Interview with Dr. Birgit Seeholzer,
Project Manager Climate and energy conference of the district of Traunstein
100% Renewable Energy Goal:
100% Renewable Power by 2020
[Read more about the project]
What inspired the decision for your community to pursue your 100% renewable energy goal?
The conceivable end of all fossil resources inspired the county of Traunstein in Upper Bavaria to set itself ambitious goals: to cover by 2020 the electricity demand of private households, public buildings and SMEs with 100% renewable energies. All necessary resources shall be procured from the region itself.
Traunstein abounds with natural resources: water, biomass, wind and solar energy. Aside from staying attractive as a “clean and renewable” region, the reduction in greenhouse gases and air pollution also helps to protect the several distinguished nature conservation parks in the county. Last, but not least, the creation of regional value chains for energy fosters the local economy, creates new jobs and significantly cuts the municipalities’ spending on fossil fuels.
Until now (2012), 65% of the electricity demand of the county (excluding large industries) is already covered by renewable energies.
What mix of technologies have you used and/or do you intend to use? Why have you made these choices?
For a long time, hydropower was securing the largest share (actually 47%) of all renewables, mainly sourced from small hydropower stations spread all over the county. The follow-up technology is biogas with 39% of the RE generation. PV panels (12%) and wind energy (2%) are still way below their potential, although they recently started to catch up.
In the near future, these forms of energy generation shall be strongly extended. Additionally, geothermal power shall be installed, as the pre-Alpine region is crossed by a hot water layer in medium depth.
Of course, next to the generation of electricity – whether in direct form or with CHP engines – efficiency and savings are crucial. To achieve our goals, a reduction in the energy consumption of up to 15% is necessary.
The choice for this mix of technologies naturally rests on the existing resources in the region: a broad mix of biomass sources, little rivers, above-average solar radiation and average wind velocities.
What have been the greatest obstacles so far? If you have overcome any of them, how did you do it?
In the beginning, the participation of the population was not overwhelming. But by founding task groups, with political support and the emphasis of the great advantages of local energy independence, the citizens were steadily more and more convinced. Now, several task forces and working groups meet regularly to support the county’s vision and to fill it with life.
Best-practice visits to existing sites for RE generation helped overcome initial disbeliefs into the technical feasibility and economic viability of new ideas.
The challenge for local politics is to combine many different stakeholders: traditional energy generators, nature conservation agencies, tourism offices, farmers etc. However, with a well-established policy dialogue on energy, this becomes successful daily routine.
The financing of new projects was and is a hurdle, but astonishingly by far not as hampering as initially assumed. With a combination of public funding, citizens’ own investments and companies’ means, the raising of financial resources for reasonable RE projects is not a major obstacle.

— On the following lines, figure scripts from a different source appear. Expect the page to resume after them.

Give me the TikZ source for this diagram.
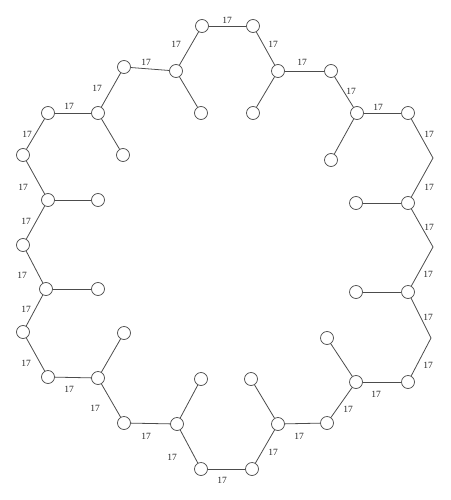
\documentclass[tikz,border=0pt]{standalone}
\usepackage{fontspec}
\setmainfont{Liberation Serif}
\begin{document}
\begin{tikzpicture}[x=1pt,y=-1pt,
  vtx/.style={circle,draw=black!70,fill=white,line width=0.7pt,minimum size=13pt,inner sep=0pt},
  lbl/.style={font=\fontsize{9.5}{10}\selectfont,text=black!85,inner sep=0pt},
  edg/.style={draw=black!70,line width=0.8pt}]
\useasboundingbox (0,0) rectangle (450,500);
% main cycle vertices
\node[vtx] (n1) at (202,26) {};
\node[vtx] (n2) at (253,26) {};
\node[vtx] (n3) at (278,71) {};
\node[vtx] (n4) at (331,71) {};
\node[vtx] (n5) at (357,113) {};
\node[vtx] (n6) at (408,113) {};
\coordinate (b1) at (433,158);
\node[vtx] (n7) at (408,203) {};
\coordinate (b2) at (433,247);
\node[vtx] (n8) at (408,292) {};
\coordinate (b3) at (431,338);
\node[vtx] (n9) at (408,382) {};
\node[vtx] (n10) at (356,382) {};
\node[vtx] (n11) at (327,423) {};
\node[vtx] (n12) at (278,424) {};
\node[vtx] (n13) at (252,469) {};
\node[vtx] (n14) at (201,469) {};
\node[vtx] (n15) at (177,424) {};
\node[vtx] (n16) at (124,423) {};
\node[vtx] (n17) at (98,378) {};
\node[vtx] (n18) at (48,377) {};
\node[vtx] (n19) at (23,332) {};
\node[vtx] (n20) at (46,289) {};
\node[vtx] (n21) at (23,245) {};
\node[vtx] (n22) at (48,200) {};
\node[vtx] (n23) at (23,155) {};
\node[vtx] (n24) at (48,113) {};
\node[vtx] (n25) at (98,113) {};
\node[vtx] (n26) at (124,67) {};
\node[vtx] (n27) at (176,71) {};
% pendant vertices
\node[vtx] (p1) at (201,113) {};
\node[vtx] (p2) at (123,155) {};
\node[vtx] (p3) at (98,200) {};
\node[vtx] (p4) at (98,289) {};
\node[vtx] (p5) at (124,333) {};
\node[vtx] (p6) at (201,379) {};
\node[vtx] (p7) at (251,379) {};
\node[vtx] (p8) at (327,338) {};
\node[vtx] (p9) at (356,292) {};
\node[vtx] (p10) at (356,203) {};
\node[vtx] (p11) at (331,160) {};
\node[vtx] (p12) at (253,113) {};
% labelled cycle edges
\path[edg] (n1) -- (n2) node[lbl] at (227,20) {17};
\path[edg] (n2) -- (n3) node[lbl] at (273,44) {17};
\path[edg] (n3) -- (n4) node[lbl] at (302,62) {17};
\path[edg] (n4) -- (n5) node[lbl] at (351,91) {17};
\path[edg] (n5) -- (n6) node[lbl] at (378,107) {17};
\path[edg] (n6) -- (b1) node[lbl] at (429,134) {17};
\path[edg] (b1) -- (n7) node[lbl] at (429,187) {17};
\path[edg] (n7) -- (b2) node[lbl] at (429,227) {17};
\path[edg] (b2) -- (n8) node[lbl] at (428,274) {17};
\path[edg] (n8) -- (b3) node[lbl] at (428,317) {17};
\path[edg] (b3) -- (n9) node[lbl] at (428,365) {17};
\path[edg] (n9) -- (n10) node[lbl] at (376,394) {17};
\path[edg] (n10) -- (n11) node[lbl] at (348,409) {17};
\path[edg] (n11) -- (n12) node[lbl] at (299,436) {17};
\path[edg] (n12) -- (n13) node[lbl] at (273,452) {17};
\path[edg] (n13) -- (n14) node[lbl] at (222,480) {17};
\path[edg] (n14) -- (n15) node[lbl] at (172,457) {17};
\path[edg] (n15) -- (n16) node[lbl] at (146,436) {17};
\path[edg] (n16) -- (n17) node[lbl] at (95,408) {17};
\path[edg] (n17) -- (n18) node[lbl] at (69,389) {17};
\path[edg] (n18) -- (n19) node[lbl] at (26,363) {17};
\path[edg] (n19) -- (n20) node[lbl] at (26,309) {17};
\path[edg] (n20) -- (n21) node[lbl] at (22,275) {17};
\path[edg] (n21) -- (n22) node[lbl] at (26,221) {17};
\path[edg] (n22) -- (n23) node[lbl] at (23,187) {17};
\path[edg] (n23) -- (n24) node[lbl] at (27,134) {17};
\path[edg] (n24) -- (n25) node[lbl] at (69,106) {17};
\path[edg] (n25) -- (n26) node[lbl] at (97,88) {17};
\path[edg] (n26) -- (n27) node[lbl] at (146,62) {17};
\path[edg] (n27) -- (n1) node[lbl] at (176,44) {17};
% pendant edges
\path[edg] (n27) -- (p1);
\path[edg] (n25) -- (p2);
\path[edg] (n22) -- (p3);
\path[edg] (n20) -- (p4);
\path[edg] (n17) -- (p5);
\path[edg] (n15) -- (p6);
\path[edg] (n12) -- (p7);
\path[edg] (n10) -- (p8);
\path[edg] (n8) -- (p9);
\path[edg] (n7) -- (p10);
\path[edg] (n5) -- (p11);
\path[edg] (n3) -- (p12);
\end{tikzpicture}
\end{document}
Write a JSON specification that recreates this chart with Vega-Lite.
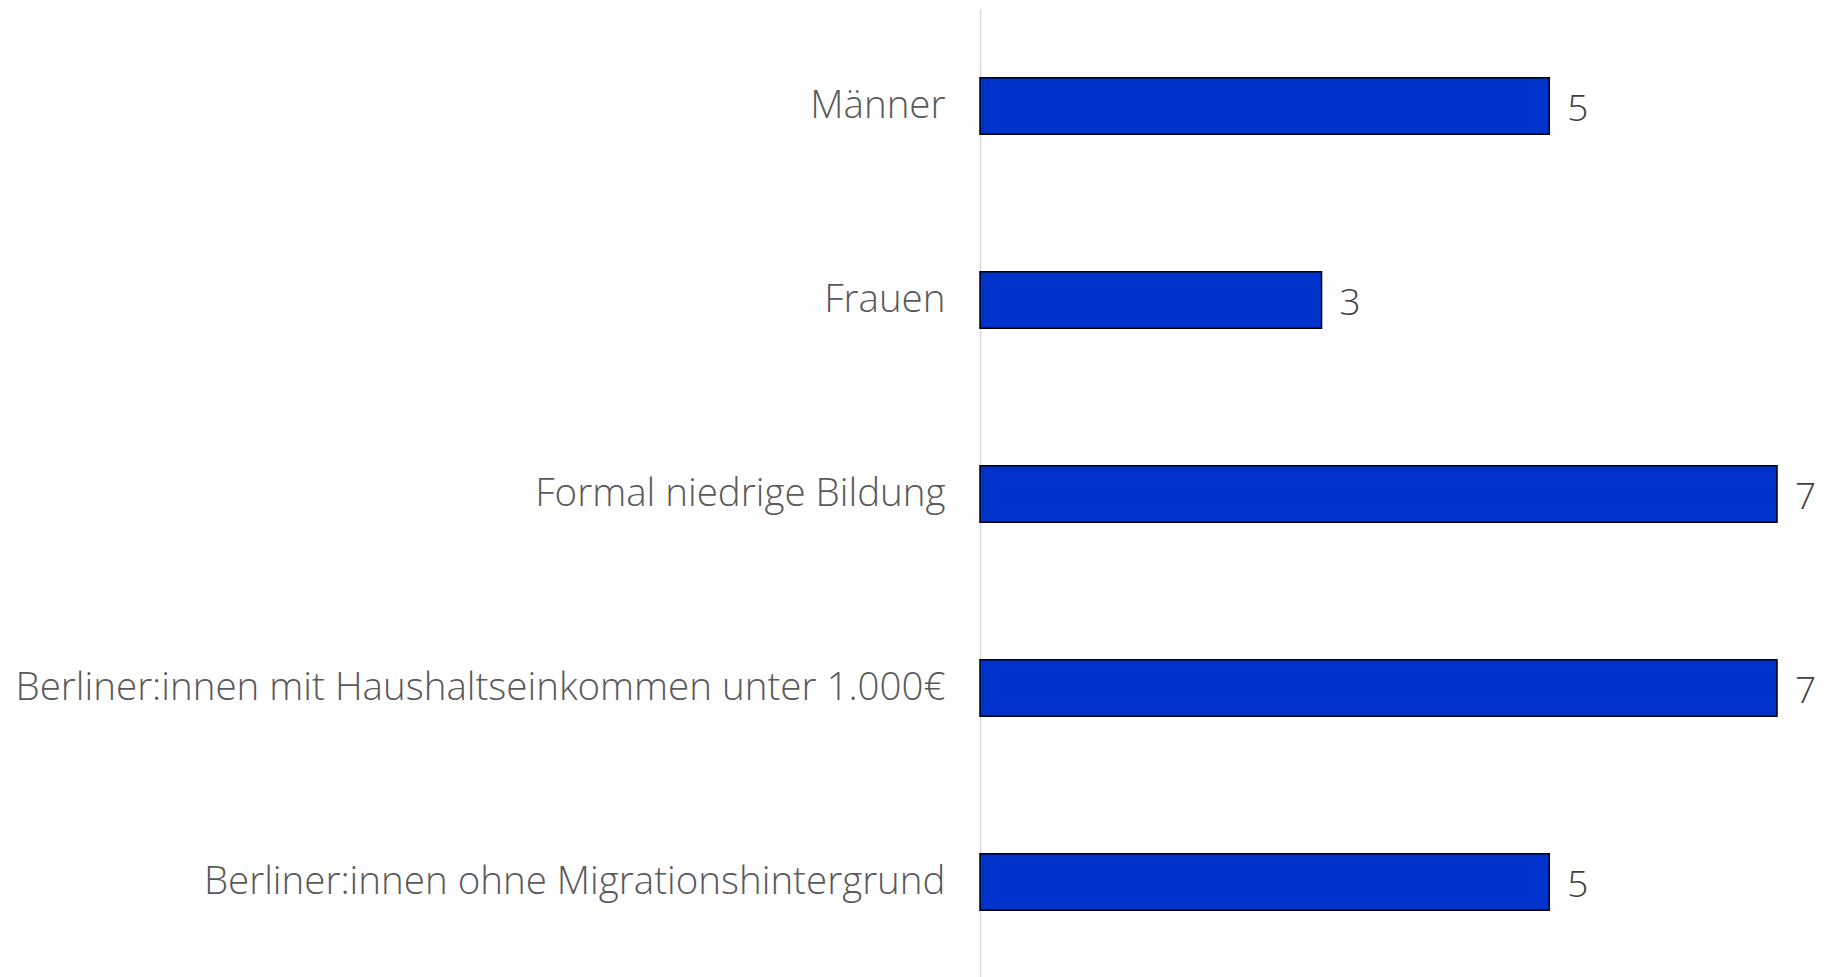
{
  "$schema": "https://vega.github.io/schema/vega-lite/v6.json",
  "width": 797,
  "height": 970,
  "autosize": {"type": "none"},
  "padding": {"left": 980, "top": 9, "right": 53, "bottom": 0},
  "background": "white",
  "config": {"view": {"stroke": null}},
  "data": {
    "values": [
      {"gruppe": "Männer", "wert": 5},
      {"gruppe": "Frauen", "wert": 3},
      {"gruppe": "Formal niedrige Bildung", "wert": 7},
      {"gruppe": "Berliner:innen mit Haushaltseinkommen unter 1.000€", "wert": 7},
      {"gruppe": "Berliner:innen ohne Migrationshintergrund", "wert": 5}
    ]
  },
  "encoding": {
    "y": {
      "field": "gruppe",
      "type": "nominal",
      "sort": null,
      "scale": {"paddingInner": 0.71, "paddingOuter": 0.355},
      "axis": {
        "title": null,
        "ticks": false,
        "domain": true,
        "domainColor": "#d9d9d9",
        "domainWidth": 1.5,
        "labelFont": "Open Sans",
        "labelFontWeight": 300,
        "labelFontSize": 38.5,
        "labelColor": "#595959",
        "labelPadding": 35,
        "labelLimit": 0
      }
    },
    "x": {
      "field": "wert",
      "type": "quantitative",
      "scale": {"domain": [0, 7], "nice": false, "zero": true},
      "axis": null
    }
  },
  "layer": [
    {
      "mark": {"type": "bar", "fill": "#0033CC", "stroke": "#000000", "strokeWidth": 1.5}
    },
    {
      "mark": {"type": "text", "align": "left", "baseline": "middle", "dx": 18, "dy": 4, "font": "Open Sans", "fontWeight": 300, "fontSize": 37, "color": "#404040"},
      "encoding": {"text": {"field": "wert", "type": "quantitative"}}
    }
  ]
}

Were there policies that were particularly effective to helping your project advance? Were there any policies or regulations that stood in your way, and if so, how have you handled this?
Three layers of support helped the county to implement a large number of RE projects: the national EEG (German Renewable Energy law*), federal state programs of Bavaria, and local (county or municipality) incentives.
For example, the “Sonnenkreis Traunstein” (sun circle), a county-wide platform to bundle all activities regarding renewable energies, provides a sound basis for all stakeholders to inform themselves, to organize financial support, to start larger projects and to coordinate all activities. The support of the district administrator and the local politicians proved also highly valuable for many projects.
Aside from the ongoing discussions of the EEG restructuring, there were and are no significantly negatively influencing policies for our project.
What have been the greatest benefits of your project so far?
Currently, about 65% of the county’s electricity demand is produced from renewable energies. Many citizens are now convinced that the local RE plan is a good, and anyway inevitable, plan for a clean and affordable future. They participate in several task forces and thus help to push forward the local “Energiewende.”
Besides these technical and political successes, there is also a strong financial advantage: the value chains that are established to raise the local energy sources produce direct profits for the engaged stakeholders. Next to job creation, the municipalities earn taxes from the electricity production and the spending for fossil fuels has decreased significantly.
What has the process been of financing your project?
Each RE project has a different mode of financing. Diverse sources contribute to the overall vision, namely public funding on all levels, citizens’ private investments and also project investment companies. The process for the financing thus depends on the source.
One prominent example for public funding is the “Bioenergie-Region Achental + Traunstein,” utilizing national sources to promote energy investments in the agricultural and forest sector.
*The German Renewable Energy law is widely known as the German feed-in tariff law.